Media statement on an agreement to provide financial assistance to the Government of the Kingdom of Swaziland, August 3 2011
Swaziland approached the Government of South Africa for financial assistance to alleviate her fiscal crisis.
The decline in SACU revenue of more than 60 per cent, the delay in taking steps to adjust spending to the new environment, and the lack of fiscal and broader public sector reforms are the main causes of the crisis. This has manifested in a budget shortfall that the government of the Kingdom of Swaziland is unable to finance. While the need for fiscal reforms is the primary objective, this has to be anchored by governance reforms.
The Government of South Africa has agreed to provide a conditional guarantee for a loan of R2.4 billion from the South African Reserve Bank (SARB) to the Central Bank of Swaziland (CBS).

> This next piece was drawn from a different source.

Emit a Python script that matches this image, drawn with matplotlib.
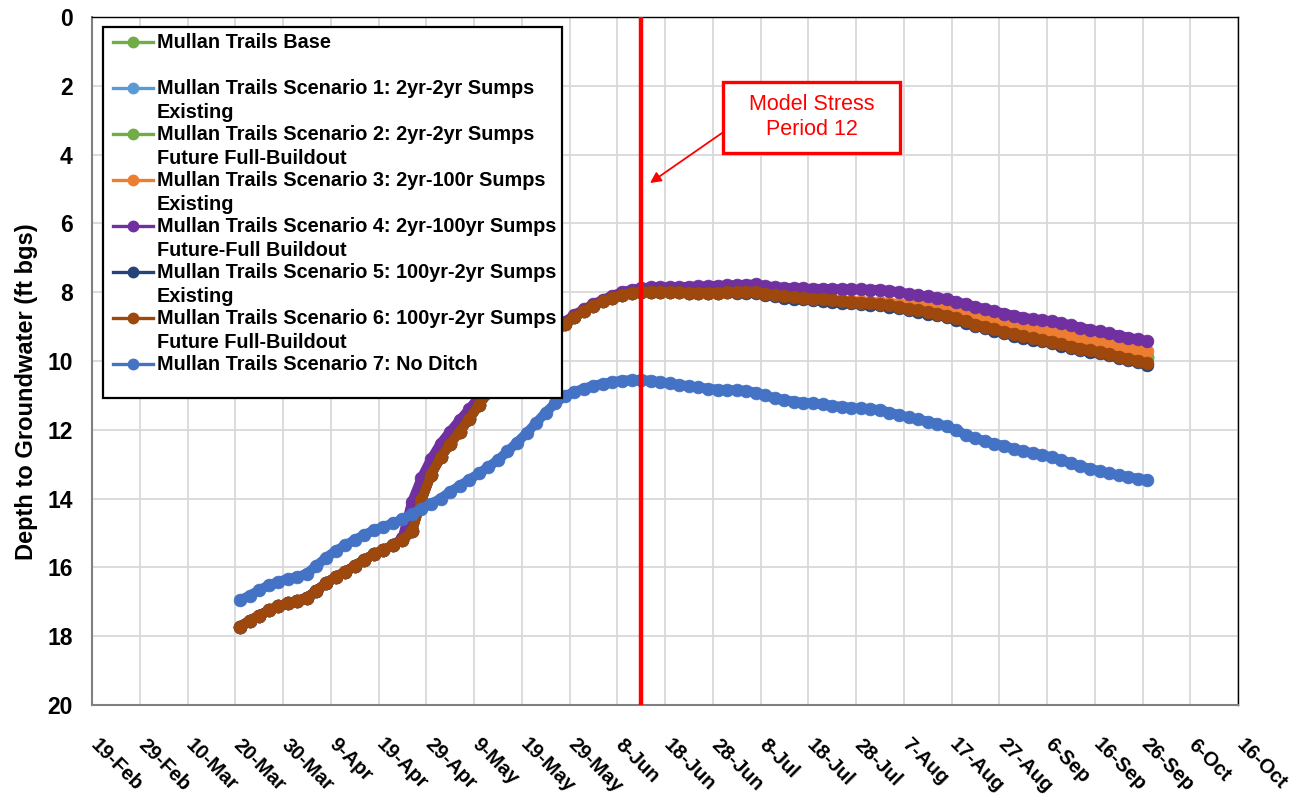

The repayment of the loan will take the form of a debit order against the SACU account that is held by SARB on behalf of the Government of the Kingdom of Swaziland. The repayment will coincide with the quarterly payment schedule of SACU transfer payments by South Africa in its capacity as the manager of the SACU Common Revenue Pool.
The loan guarantee is premised on four pillars. These are:
- Confidence building measures to be undertaken by the Government of the Kingdom of Swaziland;
- Fiscal and related technical reforms required by the IMF and to be implemented by the Government of the Kingdom of Swaziland;
- Capacity building support to be provided by South Africa; and
- Co-operation in multilateral engagements.